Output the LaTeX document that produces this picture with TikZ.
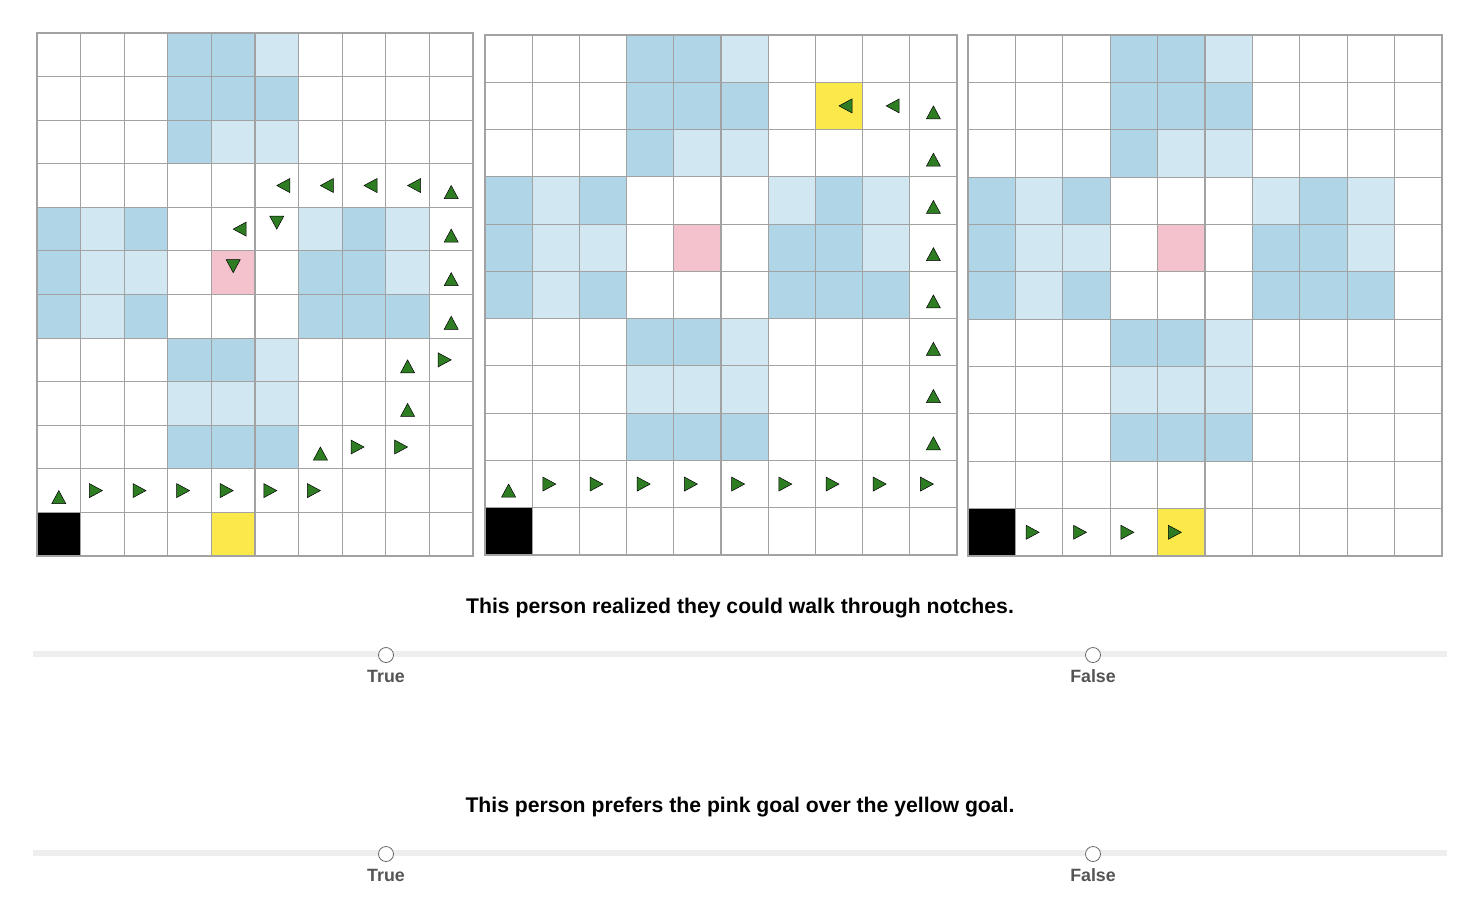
\documentclass[tikz,border=0pt]{standalone}
\usepackage{fontspec}
\setmainfont{Liberation Sans}
\definecolor{dblue}{HTML}{AFD5E6}
\definecolor{lblue}{HTML}{D1E8F3}
\definecolor{pinkc}{HTML}{F4C2CC}
\definecolor{yellowc}{HTML}{FBE84B}
\definecolor{gridc}{HTML}{A2A2A2}
\definecolor{arrowc}{HTML}{2E7D23}
\definecolor{barc}{HTML}{EEEEEE}
\definecolor{labelc}{HTML}{545454}
\tikzset{
  cellbox/.style={draw=gridc, line width=1.1pt},
  dcell/.style={cellbox, fill=dblue},
  lcell/.style={cellbox, fill=lblue},
  pcell/.style={cellbox, fill=pinkc},
  ycell/.style={cellbox, fill=yellowc},
  kcell/.style={cellbox, fill=black},
  wcell/.style={cellbox, fill=white},
  movearrow/.style={fill=arrowc, draw=black, line width=0.5pt, line join=miter},
  question/.style={font=\fontsize{21.2}{25}\selectfont\bfseries, text=black, inner sep=0pt},
  choice/.style={font=\fontsize{17.8}{21}\selectfont\bfseries, text=labelc, inner sep=0pt},
  radio/.style={circle, draw=gray!80!black, fill=white, line width=0.8pt, minimum size=15pt, inner sep=0pt},
  bar/.style={fill=barc, draw=none}
}
% blocks: #1 top row, #2 middle row, #3 bottom row
\newcommand{\myblocks}[3]{%
  \foreach \c/\r/\s in {3/0/d,4/0/d,5/0/l, 3/1/d,4/1/d,5/1/d, 3/2/d,4/2/l,5/2/l}{%
    \pgfmathtruncatemacro{\rr}{\r+#1}\path[\s cell] (\c,\rr) rectangle ++(1,1);}
  \foreach \c/\r/\s in {0/0/d,1/0/l,2/0/d, 0/1/d,1/1/l,2/1/l, 0/2/d,1/2/l,2/2/d,
                        6/0/l,7/0/d,8/0/l, 6/1/d,7/1/d,8/1/l, 6/2/d,7/2/d,8/2/d}{%
    \pgfmathtruncatemacro{\rr}{\r+#2}\path[\s cell] (\c,\rr) rectangle ++(1,1);}
  \foreach \c/\r/\s in {3/0/d,4/0/d,5/0/l, 3/1/l,4/1/l,5/1/l, 3/2/d,4/2/d,5/2/d}{%
    \pgfmathtruncatemacro{\rr}{\r+#3}\path[\s cell] (\c,\rr) rectangle ++(1,1);}
}
\newcommand{\mywhite}[1]{%
  \foreach \c in {0,...,9}{\foreach \r in {0,...,#1}{\path[wcell] (\c,\r) rectangle ++(1,1);}}}
\newcommand{\myarr}[3]{%
  \path[movearrow, shift={(#1+0.5,#2+0.5)}, rotate=#3] (0pt,0pt) -- (-13pt,7pt) -- (-13pt,-7pt) -- cycle;}
\begin{document}
\begin{tikzpicture}[x=1pt, y=-1pt]
\useasboundingbox (0,0) rectangle (1482,916);
\fill[white] (0,0) rectangle (1482,916);

% ---------- Grid 1 ----------
\begin{scope}[shift={(37pt,-33pt)}, x=43.6pt, y=-43.58pt]
  \mywhite{11}
  \myblocks{0}{4}{7}
  \path[pcell] (4,5) rectangle ++(1,1);
  \path[kcell] (0,11) rectangle ++(1,1);
  \path[ycell] (4,11) rectangle ++(1,1);
  \foreach \c in {5,6,7,8}{\myarr{\c}{3}{180}}
  \foreach \r in {3,4,5,6}{\myarr{9}{\r}{90}}
  \myarr{4}{4}{180}
  \myarr{5}{4}{270}
  \myarr{4}{5}{270}
  \myarr{8}{7}{90}
  \myarr{9}{7}{0}
  \myarr{8}{8}{90}
  \myarr{6}{9}{90}
  \myarr{7}{9}{0}
  \myarr{8}{9}{0}
  \myarr{0}{10}{90}
  \foreach \c in {1,...,6}{\myarr{\c}{10}{0}}
\end{scope}

% ---------- Grid 2 ----------
\begin{scope}[shift={(485pt,-35pt)}, x=47.2pt, y=-47.27pt]
  \mywhite{10}
  \myblocks{0}{3}{6}
  \path[pcell] (4,4) rectangle ++(1,1);
  \path[kcell] (0,10) rectangle ++(1,1);
  \path[ycell] (7,1) rectangle ++(1,1);
  \myarr{7}{1}{180}
  \myarr{8}{1}{180}
  \foreach \r in {1,...,8}{\myarr{9}{\r}{90}}
  \myarr{0}{9}{90}
  \foreach \c in {1,...,9}{\myarr{\c}{9}{0}}
\end{scope}

% ---------- Grid 3 ----------
\begin{scope}[shift={(968pt,-35pt)}, x=47.4pt, y=-47.36pt]
  \mywhite{10}
  \myblocks{0}{3}{6}
  \path[pcell] (4,4) rectangle ++(1,1);
  \path[kcell] (0,10) rectangle ++(1,1);
  \path[ycell] (4,10) rectangle ++(1,1);
  \foreach \c in {1,...,4}{\myarr{\c}{10}{0}}
\end{scope}

% ---------- Question 1 ----------
\node[question] (q1) at (740,608) {This person realized they could walk through notches.};
\path[bar] (33,651) rectangle (1447,657);
\node[radio] (q1t) at (386,655) {};
\node[radio] (q1f) at (1093,655) {};
\node[choice] (q1tl) at (386,676) {True};
\node[choice] (q1fl) at (1093,676) {False};

% ---------- Question 2 ----------
\node[question] (q2) at (740,807) {This person prefers the pink goal over the yellow goal.};
\path[bar] (33,850) rectangle (1447,856);
\node[radio] (q2t) at (386,854) {};
\node[radio] (q2f) at (1093,854) {};
\node[choice] (q2tl) at (386,875) {True};
\node[choice] (q2fl) at (1093,875) {False};
\end{tikzpicture}
\end{document}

- Task description
The data above should be repeated exactly, minus any pictures.

- Full answer
Output the LaTeX document that produces this picture with TikZ.
\documentclass[tikz,border=0pt]{standalone}
\usepackage{fontspec}
\setmainfont{Liberation Sans}
\definecolor{dblue}{HTML}{AFD5E6}
\definecolor{lblue}{HTML}{D1E8F3}
\definecolor{pinkc}{HTML}{F4C2CC}
\definecolor{yellowc}{HTML}{FBE84B}
\definecolor{gridc}{HTML}{A2A2A2}
\definecolor{arrowc}{HTML}{2E7D23}
\definecolor{barc}{HTML}{EEEEEE}
\definecolor{labelc}{HTML}{545454}
\tikzset{
  cellbox/.style={draw=gridc, line width=1.1pt},
  dcell/.style={cellbox, fill=dblue},
  lcell/.style={cellbox, fill=lblue},
  pcell/.style={cellbox, fill=pinkc},
  ycell/.style={cellbox, fill=yellowc},
  kcell/.style={cellbox, fill=black},
  wcell/.style={cellbox, fill=white},
  movearrow/.style={fill=arrowc, draw=black, line width=0.5pt, line join=miter},
  question/.style={font=\fontsize{21.2}{25}\selectfont\bfseries, text=black, inner sep=0pt},
  choice/.style={font=\fontsize{17.8}{21}\selectfont\bfseries, text=labelc, inner sep=0pt},
  radio/.style={circle, draw=gray!80!black, fill=white, line width=0.8pt, minimum size=15pt, inner sep=0pt},
  bar/.style={fill=barc, draw=none}
}
% blocks: #1 top row, #2 middle row, #3 bottom row
\newcommand{\myblocks}[3]{%
  \foreach \c/\r/\s in {3/0/d,4/0/d,5/0/l, 3/1/d,4/1/d,5/1/d, 3/2/d,4/2/l,5/2/l}{%
    \pgfmathtruncatemacro{\rr}{\r+#1}\path[\s cell] (\c,\rr) rectangle ++(1,1);}
  \foreach \c/\r/\s in {0/0/d,1/0/l,2/0/d, 0/1/d,1/1/l,2/1/l, 0/2/d,1/2/l,2/2/d,
                        6/0/l,7/0/d,8/0/l, 6/1/d,7/1/d,8/1/l, 6/2/d,7/2/d,8/2/d}{%
    \pgfmathtruncatemacro{\rr}{\r+#2}\path[\s cell] (\c,\rr) rectangle ++(1,1);}
  \foreach \c/\r/\s in {3/0/d,4/0/d,5/0/l, 3/1/l,4/1/l,5/1/l, 3/2/d,4/2/d,5/2/d}{%
    \pgfmathtruncatemacro{\rr}{\r+#3}\path[\s cell] (\c,\rr) rectangle ++(1,1);}
}
\newcommand{\mywhite}[1]{%
  \foreach \c in {0,...,9}{\foreach \r in {0,...,#1}{\path[wcell] (\c,\r) rectangle ++(1,1);}}}
\newcommand{\myarr}[3]{%
  \path[movearrow, shift={(#1+0.5,#2+0.5)}, rotate=#3] (0pt,0pt) -- (-13pt,7pt) -- (-13pt,-7pt) -- cycle;}
\begin{document}
\begin{tikzpicture}[x=1pt, y=-1pt]
\useasboundingbox (0,0) rectangle (1482,916);
\fill[white] (0,0) rectangle (1482,916);

% ---------- Grid 1 ----------
\begin{scope}[shift={(37pt,-33pt)}, x=43.6pt, y=-43.58pt]
  \mywhite{11}
  \myblocks{0}{4}{7}
  \path[pcell] (4,5) rectangle ++(1,1);
  \path[kcell] (0,11) rectangle ++(1,1);
  \path[ycell] (4,11) rectangle ++(1,1);
  \foreach \c in {5,6,7,8}{\myarr{\c}{3}{180}}
  \foreach \r in {3,4,5,6}{\myarr{9}{\r}{90}}
  \myarr{4}{4}{180}
  \myarr{5}{4}{270}
  \myarr{4}{5}{270}
  \myarr{8}{7}{90}
  \myarr{9}{7}{0}
  \myarr{8}{8}{90}
  \myarr{6}{9}{90}
  \myarr{7}{9}{0}
  \myarr{8}{9}{0}
  \myarr{0}{10}{90}
  \foreach \c in {1,...,6}{\myarr{\c}{10}{0}}
\end{scope}

% ---------- Grid 2 ----------
\begin{scope}[shift={(485pt,-35pt)}, x=47.2pt, y=-47.27pt]
  \mywhite{10}
  \myblocks{0}{3}{6}
  \path[pcell] (4,4) rectangle ++(1,1);
  \path[kcell] (0,10) rectangle ++(1,1);
  \path[ycell] (7,1) rectangle ++(1,1);
  \myarr{7}{1}{180}
  \myarr{8}{1}{180}
  \foreach \r in {1,...,8}{\myarr{9}{\r}{90}}
  \myarr{0}{9}{90}
  \foreach \c in {1,...,9}{\myarr{\c}{9}{0}}
\end{scope}

% ---------- Grid 3 ----------
\begin{scope}[shift={(968pt,-35pt)}, x=47.4pt, y=-47.36pt]
  \mywhite{10}
  \myblocks{0}{3}{6}
  \path[pcell] (4,4) rectangle ++(1,1);
  \path[kcell] (0,10) rectangle ++(1,1);
  \path[ycell] (4,10) rectangle ++(1,1);
  \foreach \c in {1,...,4}{\myarr{\c}{10}{0}}
\end{scope}

% ---------- Question 1 ----------
\node[question] (q1) at (740,608) {This person realized they could walk through notches.};
\path[bar] (33,651) rectangle (1447,657);
\node[radio] (q1t) at (386,655) {};
\node[radio] (q1f) at (1093,655) {};
\node[choice] (q1tl) at (386,676) {True};
\node[choice] (q1fl) at (1093,676) {False};

% ---------- Question 2 ----------
\node[question] (q2) at (740,807) {This person prefers the pink goal over the yellow goal.};
\path[bar] (33,850) rectangle (1447,856);
\node[radio] (q2t) at (386,854) {};
\node[radio] (q2f) at (1093,854) {};
\node[choice] (q2tl) at (386,875) {True};
\node[choice] (q2fl) at (1093,875) {False};
\end{tikzpicture}
\end{document}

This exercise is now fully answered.